Stored data entries:
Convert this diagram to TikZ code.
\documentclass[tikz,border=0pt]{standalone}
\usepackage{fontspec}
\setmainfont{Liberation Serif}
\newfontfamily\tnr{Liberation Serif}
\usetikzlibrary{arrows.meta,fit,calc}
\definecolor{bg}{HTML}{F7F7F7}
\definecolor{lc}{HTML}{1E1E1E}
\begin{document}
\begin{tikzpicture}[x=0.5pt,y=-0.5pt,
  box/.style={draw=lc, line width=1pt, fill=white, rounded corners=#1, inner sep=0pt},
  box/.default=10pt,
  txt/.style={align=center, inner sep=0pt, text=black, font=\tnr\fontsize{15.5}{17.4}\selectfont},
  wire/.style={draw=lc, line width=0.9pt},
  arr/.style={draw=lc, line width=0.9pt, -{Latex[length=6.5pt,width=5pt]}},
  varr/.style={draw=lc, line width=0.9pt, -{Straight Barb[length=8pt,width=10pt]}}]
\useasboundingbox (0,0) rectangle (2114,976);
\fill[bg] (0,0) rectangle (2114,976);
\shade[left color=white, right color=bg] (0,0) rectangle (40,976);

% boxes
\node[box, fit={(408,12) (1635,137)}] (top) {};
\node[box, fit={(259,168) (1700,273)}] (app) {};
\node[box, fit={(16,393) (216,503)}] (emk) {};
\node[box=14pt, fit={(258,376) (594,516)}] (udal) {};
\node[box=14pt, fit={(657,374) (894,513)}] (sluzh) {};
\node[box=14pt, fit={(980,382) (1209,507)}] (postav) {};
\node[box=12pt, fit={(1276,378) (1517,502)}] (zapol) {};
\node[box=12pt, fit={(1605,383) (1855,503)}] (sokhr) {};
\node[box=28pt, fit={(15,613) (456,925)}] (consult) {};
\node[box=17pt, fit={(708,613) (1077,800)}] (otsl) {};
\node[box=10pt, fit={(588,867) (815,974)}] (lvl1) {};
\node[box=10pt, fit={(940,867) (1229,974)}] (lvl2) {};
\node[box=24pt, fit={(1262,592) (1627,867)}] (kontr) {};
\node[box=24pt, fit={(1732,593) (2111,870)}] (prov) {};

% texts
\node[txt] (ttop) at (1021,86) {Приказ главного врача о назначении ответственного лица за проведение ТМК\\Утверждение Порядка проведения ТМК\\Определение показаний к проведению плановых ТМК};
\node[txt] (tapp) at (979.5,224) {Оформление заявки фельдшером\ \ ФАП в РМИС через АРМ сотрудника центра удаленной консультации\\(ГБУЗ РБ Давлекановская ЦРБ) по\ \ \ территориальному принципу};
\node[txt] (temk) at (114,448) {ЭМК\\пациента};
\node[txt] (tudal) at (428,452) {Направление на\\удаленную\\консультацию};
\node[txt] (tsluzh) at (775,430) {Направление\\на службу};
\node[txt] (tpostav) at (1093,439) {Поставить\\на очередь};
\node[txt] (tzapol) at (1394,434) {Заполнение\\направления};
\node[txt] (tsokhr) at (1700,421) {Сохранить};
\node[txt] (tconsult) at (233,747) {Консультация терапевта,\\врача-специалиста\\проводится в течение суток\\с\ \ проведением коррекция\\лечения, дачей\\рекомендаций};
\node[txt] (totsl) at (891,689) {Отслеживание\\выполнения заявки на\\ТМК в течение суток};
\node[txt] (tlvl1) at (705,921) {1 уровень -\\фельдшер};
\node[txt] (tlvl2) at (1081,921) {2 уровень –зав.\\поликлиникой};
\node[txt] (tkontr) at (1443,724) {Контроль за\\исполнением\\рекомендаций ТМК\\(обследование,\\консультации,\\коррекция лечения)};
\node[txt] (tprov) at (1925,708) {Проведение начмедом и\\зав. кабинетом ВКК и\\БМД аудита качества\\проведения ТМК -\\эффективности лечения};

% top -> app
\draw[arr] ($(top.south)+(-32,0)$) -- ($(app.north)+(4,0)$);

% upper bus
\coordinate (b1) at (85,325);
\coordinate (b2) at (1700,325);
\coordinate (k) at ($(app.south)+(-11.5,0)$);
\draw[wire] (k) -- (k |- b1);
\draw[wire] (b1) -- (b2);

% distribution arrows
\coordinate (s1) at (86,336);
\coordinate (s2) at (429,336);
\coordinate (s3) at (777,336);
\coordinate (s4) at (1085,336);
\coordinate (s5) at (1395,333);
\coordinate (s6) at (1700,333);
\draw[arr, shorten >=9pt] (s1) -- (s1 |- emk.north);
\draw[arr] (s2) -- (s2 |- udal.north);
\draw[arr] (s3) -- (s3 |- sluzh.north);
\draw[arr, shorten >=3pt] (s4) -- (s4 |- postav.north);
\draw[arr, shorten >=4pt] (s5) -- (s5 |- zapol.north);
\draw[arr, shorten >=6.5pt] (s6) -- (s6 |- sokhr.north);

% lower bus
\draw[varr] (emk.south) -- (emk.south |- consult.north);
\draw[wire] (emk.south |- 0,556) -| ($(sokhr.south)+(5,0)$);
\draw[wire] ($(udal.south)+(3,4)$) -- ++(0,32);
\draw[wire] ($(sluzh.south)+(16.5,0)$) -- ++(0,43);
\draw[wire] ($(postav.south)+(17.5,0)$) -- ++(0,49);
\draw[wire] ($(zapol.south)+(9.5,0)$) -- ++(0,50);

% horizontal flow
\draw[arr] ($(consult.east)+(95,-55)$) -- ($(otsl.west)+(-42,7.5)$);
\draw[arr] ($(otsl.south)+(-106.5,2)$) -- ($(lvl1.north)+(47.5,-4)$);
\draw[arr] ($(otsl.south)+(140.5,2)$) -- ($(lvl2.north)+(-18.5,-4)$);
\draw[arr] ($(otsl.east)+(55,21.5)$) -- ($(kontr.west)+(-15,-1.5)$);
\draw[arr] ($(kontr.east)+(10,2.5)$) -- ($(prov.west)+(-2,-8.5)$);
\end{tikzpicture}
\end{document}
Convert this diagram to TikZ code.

◆ **Aim of the task**
Retype the data exactly as given.

◆ **Expected answer**
Convert this diagram to TikZ code.
\documentclass[tikz,border=0pt]{standalone}
\usepackage{fontspec}
\setmainfont{Liberation Serif}
\newfontfamily\tnr{Liberation Serif}
\usetikzlibrary{arrows.meta,fit,calc}
\definecolor{bg}{HTML}{F7F7F7}
\definecolor{lc}{HTML}{1E1E1E}
\begin{document}
\begin{tikzpicture}[x=0.5pt,y=-0.5pt,
  box/.style={draw=lc, line width=1pt, fill=white, rounded corners=#1, inner sep=0pt},
  box/.default=10pt,
  txt/.style={align=center, inner sep=0pt, text=black, font=\tnr\fontsize{15.5}{17.4}\selectfont},
  wire/.style={draw=lc, line width=0.9pt},
  arr/.style={draw=lc, line width=0.9pt, -{Latex[length=6.5pt,width=5pt]}},
  varr/.style={draw=lc, line width=0.9pt, -{Straight Barb[length=8pt,width=10pt]}}]
\useasboundingbox (0,0) rectangle (2114,976);
\fill[bg] (0,0) rectangle (2114,976);
\shade[left color=white, right color=bg] (0,0) rectangle (40,976);

% boxes
\node[box, fit={(408,12) (1635,137)}] (top) {};
\node[box, fit={(259,168) (1700,273)}] (app) {};
\node[box, fit={(16,393) (216,503)}] (emk) {};
\node[box=14pt, fit={(258,376) (594,516)}] (udal) {};
\node[box=14pt, fit={(657,374) (894,513)}] (sluzh) {};
\node[box=14pt, fit={(980,382) (1209,507)}] (postav) {};
\node[box=12pt, fit={(1276,378) (1517,502)}] (zapol) {};
\node[box=12pt, fit={(1605,383) (1855,503)}] (sokhr) {};
\node[box=28pt, fit={(15,613) (456,925)}] (consult) {};
\node[box=17pt, fit={(708,613) (1077,800)}] (otsl) {};
\node[box=10pt, fit={(588,867) (815,974)}] (lvl1) {};
\node[box=10pt, fit={(940,867) (1229,974)}] (lvl2) {};
\node[box=24pt, fit={(1262,592) (1627,867)}] (kontr) {};
\node[box=24pt, fit={(1732,593) (2111,870)}] (prov) {};

% texts
\node[txt] (ttop) at (1021,86) {Приказ главного врача о назначении ответственного лица за проведение ТМК\\Утверждение Порядка проведения ТМК\\Определение показаний к проведению плановых ТМК};
\node[txt] (tapp) at (979.5,224) {Оформление заявки фельдшером\ \ ФАП в РМИС через АРМ сотрудника центра удаленной консультации\\(ГБУЗ РБ Давлекановская ЦРБ) по\ \ \ территориальному принципу};
\node[txt] (temk) at (114,448) {ЭМК\\пациента};
\node[txt] (tudal) at (428,452) {Направление на\\удаленную\\консультацию};
\node[txt] (tsluzh) at (775,430) {Направление\\на службу};
\node[txt] (tpostav) at (1093,439) {Поставить\\на очередь};
\node[txt] (tzapol) at (1394,434) {Заполнение\\направления};
\node[txt] (tsokhr) at (1700,421) {Сохранить};
\node[txt] (tconsult) at (233,747) {Консультация терапевта,\\врача-специалиста\\проводится в течение суток\\с\ \ проведением коррекция\\лечения, дачей\\рекомендаций};
\node[txt] (totsl) at (891,689) {Отслеживание\\выполнения заявки на\\ТМК в течение суток};
\node[txt] (tlvl1) at (705,921) {1 уровень -\\фельдшер};
\node[txt] (tlvl2) at (1081,921) {2 уровень –зав.\\поликлиникой};
\node[txt] (tkontr) at (1443,724) {Контроль за\\исполнением\\рекомендаций ТМК\\(обследование,\\консультации,\\коррекция лечения)};
\node[txt] (tprov) at (1925,708) {Проведение начмедом и\\зав. кабинетом ВКК и\\БМД аудита качества\\проведения ТМК -\\эффективности лечения};

% top -> app
\draw[arr] ($(top.south)+(-32,0)$) -- ($(app.north)+(4,0)$);

% upper bus
\coordinate (b1) at (85,325);
\coordinate (b2) at (1700,325);
\coordinate (k) at ($(app.south)+(-11.5,0)$);
\draw[wire] (k) -- (k |- b1);
\draw[wire] (b1) -- (b2);

% distribution arrows
\coordinate (s1) at (86,336);
\coordinate (s2) at (429,336);
\coordinate (s3) at (777,336);
\coordinate (s4) at (1085,336);
\coordinate (s5) at (1395,333);
\coordinate (s6) at (1700,333);
\draw[arr, shorten >=9pt] (s1) -- (s1 |- emk.north);
\draw[arr] (s2) -- (s2 |- udal.north);
\draw[arr] (s3) -- (s3 |- sluzh.north);
\draw[arr, shorten >=3pt] (s4) -- (s4 |- postav.north);
\draw[arr, shorten >=4pt] (s5) -- (s5 |- zapol.north);
\draw[arr, shorten >=6.5pt] (s6) -- (s6 |- sokhr.north);

% lower bus
\draw[varr] (emk.south) -- (emk.south |- consult.north);
\draw[wire] (emk.south |- 0,556) -| ($(sokhr.south)+(5,0)$);
\draw[wire] ($(udal.south)+(3,4)$) -- ++(0,32);
\draw[wire] ($(sluzh.south)+(16.5,0)$) -- ++(0,43);
\draw[wire] ($(postav.south)+(17.5,0)$) -- ++(0,49);
\draw[wire] ($(zapol.south)+(9.5,0)$) -- ++(0,50);

% horizontal flow
\draw[arr] ($(consult.east)+(95,-55)$) -- ($(otsl.west)+(-42,7.5)$);
\draw[arr] ($(otsl.south)+(-106.5,2)$) -- ($(lvl1.north)+(47.5,-4)$);
\draw[arr] ($(otsl.south)+(140.5,2)$) -- ($(lvl2.north)+(-18.5,-4)$);
\draw[arr] ($(otsl.east)+(55,21.5)$) -- ($(kontr.west)+(-15,-1.5)$);
\draw[arr] ($(kontr.east)+(10,2.5)$) -- ($(prov.west)+(-2,-8.5)$);
\end{tikzpicture}
\end{document}
Convert this diagram to TikZ code.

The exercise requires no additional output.